[Written task]: The listing below must be repeated word for word, with its images excluded.

---------- Material

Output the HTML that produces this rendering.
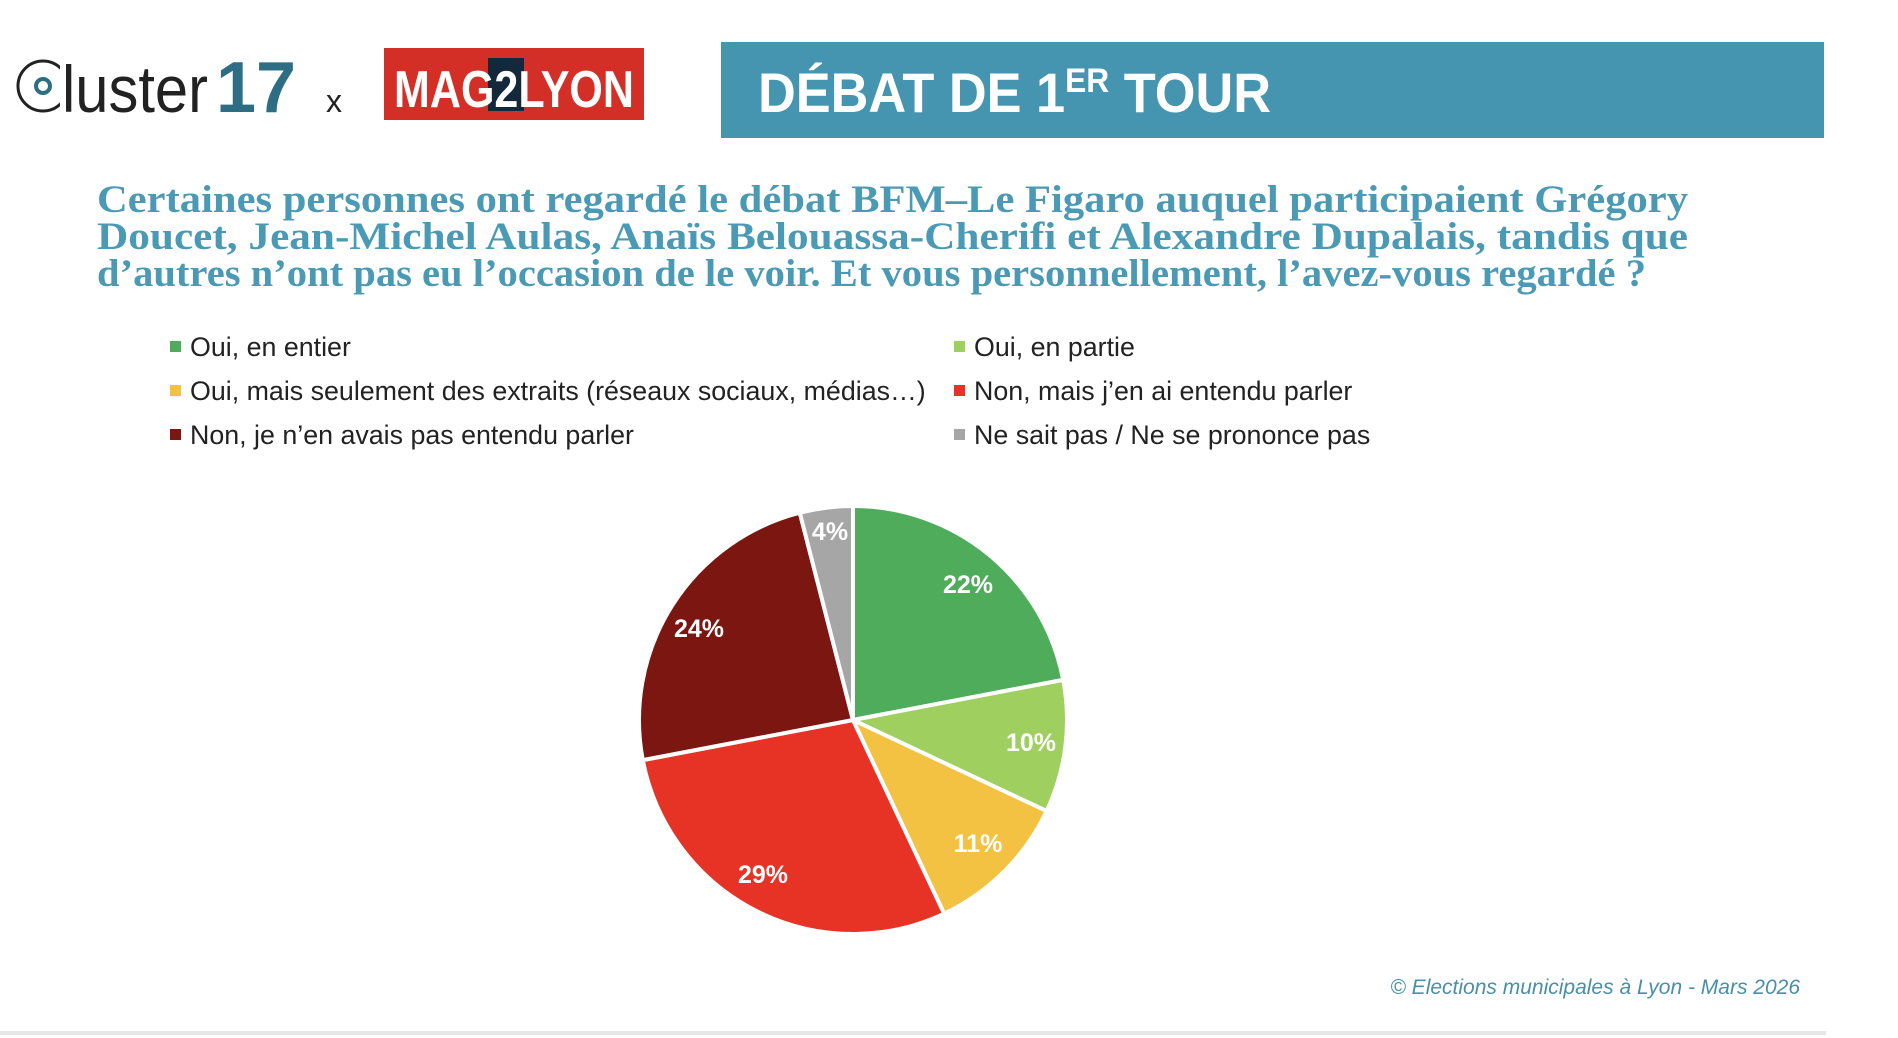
<!DOCTYPE html>
<html><head><meta charset="utf-8"><style>
html,body{margin:0;padding:0;background:#fff;}
body{width:1898px;height:1038px;overflow:hidden;position:relative;font-family:"Liberation Sans",sans-serif;}
.lg{position:absolute;font-size:26.8px;color:#222;line-height:30px;white-space:nowrap}
.lg i{display:inline-block;width:11px;height:11px;margin-right:9px;vertical-align:4px}
</style></head><body>
<svg width="1898" height="1038" style="position:absolute;left:0;top:0">
  <circle cx="43" cy="86" r="25" fill="none" stroke="#222" stroke-width="3"/>
  <rect x="60" y="60" width="14" height="50" fill="#fff"/>
  <circle cx="43" cy="86" r="7" fill="none" stroke="#2e6e84" stroke-width="4"/>
  <text x="62" y="112" font-family="Liberation Sans" font-size="66" fill="#222" textLength="146" lengthAdjust="spacingAndGlyphs">luster</text>
  <text x="216" y="112" font-family="Liberation Sans" font-weight="bold" font-size="72" fill="#2e6e84" textLength="80" lengthAdjust="spacingAndGlyphs">17</text>
  <text x="326" y="112" font-family="Liberation Sans" font-size="32" fill="#222">x</text>
  <rect x="384" y="48" width="260" height="72" fill="#d32f27"/>
  <rect x="488" y="58" width="36" height="53" fill="#13283a"/>
  <text x="394" y="107" font-family="Liberation Sans" font-weight="bold" font-size="52" fill="#fff" textLength="240" lengthAdjust="spacingAndGlyphs">MAG2LYON</text>
  <rect x="721" y="42" width="1103" height="96" fill="#4595b0"/>
  <text x="758" y="112" font-family="Liberation Sans" font-weight="bold" font-size="56" fill="#fff" textLength="513" lengthAdjust="spacingAndGlyphs">DÉBAT DE 1<tspan font-size="34" dy="-20">ER</tspan><tspan dy="20"> TOUR</tspan></text>
  <g font-family="Liberation Serif" font-weight="bold" font-size="39" fill="#4a9ab5">
    <text x="97" y="212" textLength="1591" lengthAdjust="spacingAndGlyphs">Certaines personnes ont regardé le débat BFM–Le Figaro auquel participaient Grégory</text>
    <text x="97" y="249" textLength="1591" lengthAdjust="spacingAndGlyphs">Doucet, Jean-Michel Aulas, Anaïs Belouassa-Cherifi et Alexandre Dupalais, tandis que</text>
    <text x="97" y="286" textLength="1549" lengthAdjust="spacingAndGlyphs">d’autres n’ont pas eu l’occasion de le voir. Et vous personnellement, l’avez-vous regardé ?</text>
  </g>
  <g id="pie"></g>
  <g font-family="Liberation Sans" font-weight="bold" font-size="25" fill="#fff" text-anchor="middle">
    <text x="968" y="593">22%</text>
    <text x="1031" y="751">10%</text>
    <text x="978" y="852">11%</text>
    <text x="763" y="883">29%</text>
    <text x="699" y="637">24%</text>
    <text x="830" y="540">4%</text>
  </g>
  <text x="1800" y="994" text-anchor="end" font-family="Liberation Sans" font-style="italic" font-size="21" fill="#4a8fa8">© Elections municipales à Lyon - Mars 2026</text>
  <rect x="0" y="1031" width="1826" height="4" fill="#e8e8e8"/>
</svg>
<div class="lg" style="left:170px;top:332px"><i style="background:#4fac5b"></i>Oui, en entier</div>
<div class="lg" style="left:954px;top:332px"><i style="background:#9fcf5f"></i>Oui, en partie</div>
<div class="lg" style="left:170px;top:376px"><i style="background:#f4c242"></i>Oui, mais seulement des extraits (réseaux sociaux, médias…)</div>
<div class="lg" style="left:954px;top:376px"><i style="background:#e63326"></i>Non, mais j’en ai entendu parler</div>
<div class="lg" style="left:170px;top:420px"><i style="background:#7b1610"></i>Non, je n’en avais pas entendu parler</div>
<div class="lg" style="left:954px;top:420px"><i style="background:#a6a6a6"></i>Ne sait pas / Ne se prononce pas</div>
<script>
(function(){
var cx=853,cy=720,r=214,vals=[22,10,11,29,24,4],cols=["#4fac5b","#9fcf5f","#f4c242","#e63326","#7b1610","#a6a6a6"];
var g=document.getElementById("pie"),a=0,s="";
for(var i=0;i<vals.length;i++){
 var a0=a/100*2*Math.PI,a1=(a+vals[i])/100*2*Math.PI;a+=vals[i];
 var x0=cx+r*Math.sin(a0),y0=cy-r*Math.cos(a0),x1=cx+r*Math.sin(a1),y1=cy-r*Math.cos(a1);
 s+='<path d="M'+cx+','+cy+' L'+x0+','+y0+' A'+r+','+r+' 0 '+((a1-a0)>Math.PI?1:0)+' 1 '+x1+','+y1+' Z" fill="'+cols[i]+'" stroke="#fff" stroke-width="4" stroke-linejoin="round"/>';
}
g.innerHTML=s;
})();
</script>
</body></html>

--------------------

[Solution]:
Output the HTML that produces this rendering.
<!DOCTYPE html>
<html><head><meta charset="utf-8"><style>
html,body{margin:0;padding:0;background:#fff;}
body{width:1898px;height:1038px;overflow:hidden;position:relative;font-family:"Liberation Sans",sans-serif;}
.lg{position:absolute;font-size:26.8px;color:#222;line-height:30px;white-space:nowrap}
.lg i{display:inline-block;width:11px;height:11px;margin-right:9px;vertical-align:4px}
</style></head><body>
<svg width="1898" height="1038" style="position:absolute;left:0;top:0">
  <circle cx="43" cy="86" r="25" fill="none" stroke="#222" stroke-width="3"/>
  <rect x="60" y="60" width="14" height="50" fill="#fff"/>
  <circle cx="43" cy="86" r="7" fill="none" stroke="#2e6e84" stroke-width="4"/>
  <text x="62" y="112" font-family="Liberation Sans" font-size="66" fill="#222" textLength="146" lengthAdjust="spacingAndGlyphs">luster</text>
  <text x="216" y="112" font-family="Liberation Sans" font-weight="bold" font-size="72" fill="#2e6e84" textLength="80" lengthAdjust="spacingAndGlyphs">17</text>
  <text x="326" y="112" font-family="Liberation Sans" font-size="32" fill="#222">x</text>
  <rect x="384" y="48" width="260" height="72" fill="#d32f27"/>
  <rect x="488" y="58" width="36" height="53" fill="#13283a"/>
  <text x="394" y="107" font-family="Liberation Sans" font-weight="bold" font-size="52" fill="#fff" textLength="240" lengthAdjust="spacingAndGlyphs">MAG2LYON</text>
  <rect x="721" y="42" width="1103" height="96" fill="#4595b0"/>
  <text x="758" y="112" font-family="Liberation Sans" font-weight="bold" font-size="56" fill="#fff" textLength="513" lengthAdjust="spacingAndGlyphs">DÉBAT DE 1<tspan font-size="34" dy="-20">ER</tspan><tspan dy="20"> TOUR</tspan></text>
  <g font-family="Liberation Serif" font-weight="bold" font-size="39" fill="#4a9ab5">
    <text x="97" y="212" textLength="1591" lengthAdjust="spacingAndGlyphs">Certaines personnes ont regardé le débat BFM–Le Figaro auquel participaient Grégory</text>
    <text x="97" y="249" textLength="1591" lengthAdjust="spacingAndGlyphs">Doucet, Jean-Michel Aulas, Anaïs Belouassa-Cherifi et Alexandre Dupalais, tandis que</text>
    <text x="97" y="286" textLength="1549" lengthAdjust="spacingAndGlyphs">d’autres n’ont pas eu l’occasion de le voir. Et vous personnellement, l’avez-vous regardé ?</text>
  </g>
  <g id="pie"></g>
  <g font-family="Liberation Sans" font-weight="bold" font-size="25" fill="#fff" text-anchor="middle">
    <text x="968" y="593">22%</text>
    <text x="1031" y="751">10%</text>
    <text x="978" y="852">11%</text>
    <text x="763" y="883">29%</text>
    <text x="699" y="637">24%</text>
    <text x="830" y="540">4%</text>
  </g>
  <text x="1800" y="994" text-anchor="end" font-family="Liberation Sans" font-style="italic" font-size="21" fill="#4a8fa8">© Elections municipales à Lyon - Mars 2026</text>
  <rect x="0" y="1031" width="1826" height="4" fill="#e8e8e8"/>
</svg>
<div class="lg" style="left:170px;top:332px"><i style="background:#4fac5b"></i>Oui, en entier</div>
<div class="lg" style="left:954px;top:332px"><i style="background:#9fcf5f"></i>Oui, en partie</div>
<div class="lg" style="left:170px;top:376px"><i style="background:#f4c242"></i>Oui, mais seulement des extraits (réseaux sociaux, médias…)</div>
<div class="lg" style="left:954px;top:376px"><i style="background:#e63326"></i>Non, mais j’en ai entendu parler</div>
<div class="lg" style="left:170px;top:420px"><i style="background:#7b1610"></i>Non, je n’en avais pas entendu parler</div>
<div class="lg" style="left:954px;top:420px"><i style="background:#a6a6a6"></i>Ne sait pas / Ne se prononce pas</div>
<script>
(function(){
var cx=853,cy=720,r=214,vals=[22,10,11,29,24,4],cols=["#4fac5b","#9fcf5f","#f4c242","#e63326","#7b1610","#a6a6a6"];
var g=document.getElementById("pie"),a=0,s="";
for(var i=0;i<vals.length;i++){
 var a0=a/100*2*Math.PI,a1=(a+vals[i])/100*2*Math.PI;a+=vals[i];
 var x0=cx+r*Math.sin(a0),y0=cy-r*Math.cos(a0),x1=cx+r*Math.sin(a1),y1=cy-r*Math.cos(a1);
 s+='<path d="M'+cx+','+cy+' L'+x0+','+y0+' A'+r+','+r+' 0 '+((a1-a0)>Math.PI?1:0)+' 1 '+x1+','+y1+' Z" fill="'+cols[i]+'" stroke="#fff" stroke-width="4" stroke-linejoin="round"/>';
}
g.innerHTML=s;
})();
</script>
</body></html>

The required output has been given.